We have suggested, too, in previous editorials, that part of the problem could well have to do with what would appear to be a continually eroding relationship between those responsible for policy administration in the state school system and the teachers who are, in effect, the engine room of the system. “It is a psychological thing where you feel that your contribution is not really valued and where much of what comes from the people at the top are rules and admonition. After a while you develop a sort of work-to-rule attitude,” a secondary school Graduate Teacher with just over four years in the system told us recently.
It seems – at least this is the impression we get – that the prevailing combination of a substantive shortage of teachers in the school system and a condition of passive resistance to a counterproductive Ministry of Education management system in which teachers are criticized and censured much more frequently than they are commended and rewarded for their work, have combined to create the current state of affairs and that for as long as those functionaries in charge of our education system persist in their ostrich-like posture of failing to open up the system to a culture of dialogue with teachers rather than persistent criticism, not only will teachers remain deflated and demotivated but the environment will provide little incentive for others to be attracted to the system.
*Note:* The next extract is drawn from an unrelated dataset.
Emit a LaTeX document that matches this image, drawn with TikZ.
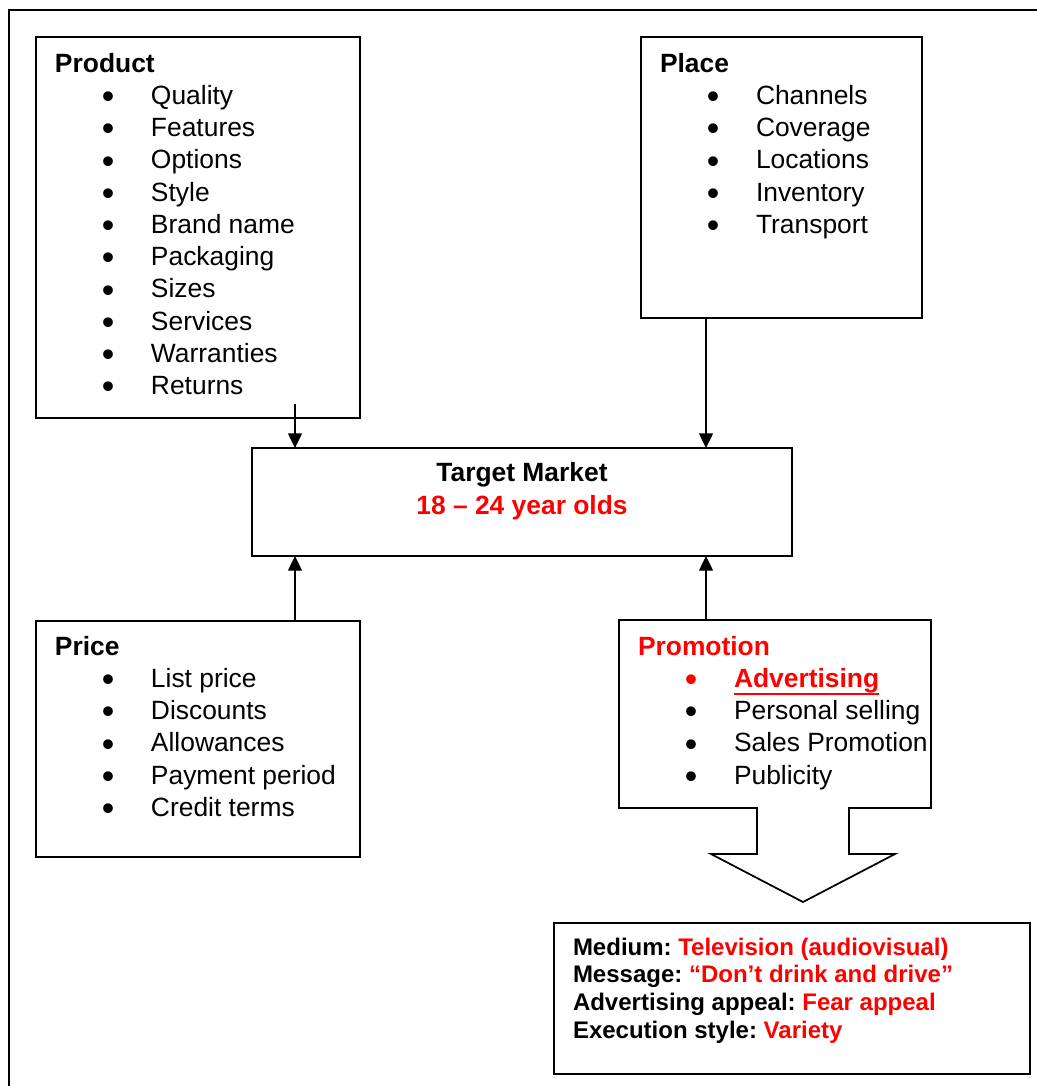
\documentclass[tikz,border=0pt]{standalone}
\usepackage{fontspec}
\setmainfont{Liberation Sans}
\usetikzlibrary{arrows.meta}
\frenchspacing

% list helpers: bold heading, bullet items with a hanging layout
\newcommand{\bulletglyph}{\raisebox{-3.2pt}{\scalebox{1.35}{\textbullet}}}
\newcommand{\headline}[2][black]{\hbox{\color{#1}\bfseries #2}}
\newcommand{\bline}[2][black]{\hbox{\hspace*{39.75pt}\makebox[0pt]{\color{#1}\bulletglyph}\hspace*{32.25pt}#2}}
\newcommand{\ulword}[1]{\setbox0\hbox{#1}\rlap{\rule[-6pt]{\wd0}{1.5pt}}\box0}
\newcommand{\stack}[2]{\vtop{\baselineskip=#1\lineskiplimit=-\maxdimen #2}}
\newcommand{\midline}[1]{\hbox to 0pt{\hss #1\hss}}

\tikzset{
  box/.style={draw, line width=1.3pt, inner sep=0pt, outer sep=0pt, anchor=north west},
  txt/.style={inner sep=0pt, outer sep=0pt, anchor=base west, font=\fontsize{19.8}{24.2}\selectfont},
  arr/.style={line width=1pt, -{Triangle[length=11pt, width=10.5pt]}},
  frame/.style={line width=1.5pt}
}

\begin{document}
\begin{tikzpicture}[x=0.75pt, y=-0.75pt]
  \useasboundingbox (0,0) rectangle (1037,1086);

  % outer frame
  \coordinate (fr) at (1037,10);
  \coordinate (fl) at (9,10);
  \coordinate (fb) at (9,1086);
  \draw[frame] (fr) -- (fl) -- (fb);

  % the four boxes and the target market
  \node[box, minimum width=324*0.75pt, minimum height=381*0.75pt] (prod) at (36,37) {};
  \node[box, minimum width=281*0.75pt, minimum height=281*0.75pt] (place) at (641,37) {};
  \node[box, minimum width=540*0.75pt, minimum height=108*0.75pt] (tm) at (252,448) {};
  \node[box, minimum width=324*0.75pt, minimum height=236*0.75pt] (price) at (36,621) {};
  \node[box, draw=none, minimum width=312*0.75pt, minimum height=188*0.75pt] (promo) at (619,620) {};
  \node[box, minimum width=476*0.75pt, minimum height=151*0.75pt] (adv) at (554,923) {};

  % promotion box merged with the block arrow pointing down
  \draw[line width=1.3pt, line join=miter]
    (promo.north west) -- (promo.south west) -- (757,808) -- (757,854) -- (711,854)
    -- (803,902) -- (895,854) -- (849,854) -- (849,808) -- (promo.south east)
    -- (promo.north east) -- cycle;

  % texts
  \node[txt] (prodtxt) at (55,72) {\stack{24.2pt}{%
    \headline{Product}\bline{Quality}\bline{Features}\bline{Options}\bline{Style}%
    \bline{Brand name}\bline{Packaging}\bline{Sizes}\bline{Services}%
    \bline{Warranties}\bline{Returns}}};
  \node[txt] (placetxt) at (660,72) {\stack{24.2pt}{%
    \headline{Place}\bline{Channels}\bline{Coverage}\bline{Locations}%
    \bline{Inventory}\bline{Transport}}};
  \node[txt] (pricetxt) at (55,655) {\stack{24.2pt}{%
    \headline{Price}\bline{List price}\bline{Discounts}\bline{Allowances}%
    \bline{Payment period}\bline{Credit terms}}};
  \node[txt] (promotxt) at (638,655) {\stack{24.2pt}{%
    \headline[red]{Promotion}\bline[red]{\color{red}\bfseries\ulword{Advertising}}%
    \bline{Personal selling}\bline{Sales Promotion}\bline{Publicity}}};
  \node[txt, anchor=base] (tmtxt) at (522,481) {\stack{24.8pt}{\bfseries
    \midline{Target Market}\midline{\color{red}18 – 24 year olds}}};
  \node[txt, font=\fontsize{18}{20.8}\selectfont\bfseries] (advtxt) at (573,955) {\stack{20.8pt}{%
    \hbox{Medium: \textcolor{red}{Television (audiovisual)}}%
    \hbox{Message: \textcolor{red}{“Don’t drink and drive”}}%
    \hbox{Advertising appeal: \textcolor{red}{Fear appeal}}%
    \hbox{Execution style: \textcolor{red}{Variety}}}};

  % connectors into the target market
  \coordinate (pa) at (295,404);
  \coordinate (pb) at (706,318);
  \draw[arr] (pa) -- (pa |- tm.north);
  \draw[arr] (pb) -- (pb |- tm.north);
  \draw[arr] (pa |- price.north) -- (pa |- tm.south);
  \draw[arr] (pb |- promo.north) -- (pb |- tm.south);
\end{tikzpicture}
\end{document}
Whether the Ministry of Education believes it or not, we have found from our discourses with teachers (whom we engage in the course of preparing editorials such as this one) that a worryingly large number of teachers feel both disrespected and intimidated by the system and are, accordingly, lacking in any real incentive to perform at the peak of their powers.
No less worrying is the state of mind amongst teacher trainees at the Cyril Potter College of Education where, we are told, (and we have raised this matter previously) the shortage of lecturers and other requisites associated with education delivery persist. Here again, we are told by the student teachers with whom we have spoken that they do not detect a sense of caring on the part of the Ministry. They too, bemoan what they consider to be the many disincentives ranging from the laughable level of the stipend that they receive (many CPCE students are men and women with family responsibilities) to the scarcity of lecturers.
The worrisome thing about all this is the impression you get that the Ministry of Education has embraced a sort of Ivory Tower posture in which it does not consider itself accountable to the education system that it is designed to serve. Everywhere we check – among Heads of schools and teachers the message is the same…there is little if any room for open two-way communication. What obtains is a dialogue in which one party would appear to be deaf to the views of the other. More worrying, is what is appearing, increasingly, like a knee-jerk propensity on the part of the professional leadership to resort to a strong-arm posture that seeks to send a message about who’s in charge. If the education system is to deliver to a level that we are entitled to expect, pressure has to be brought to bear on those who ‘run things’ to understand that things will only get worse if they persist in ‘playing‘ God.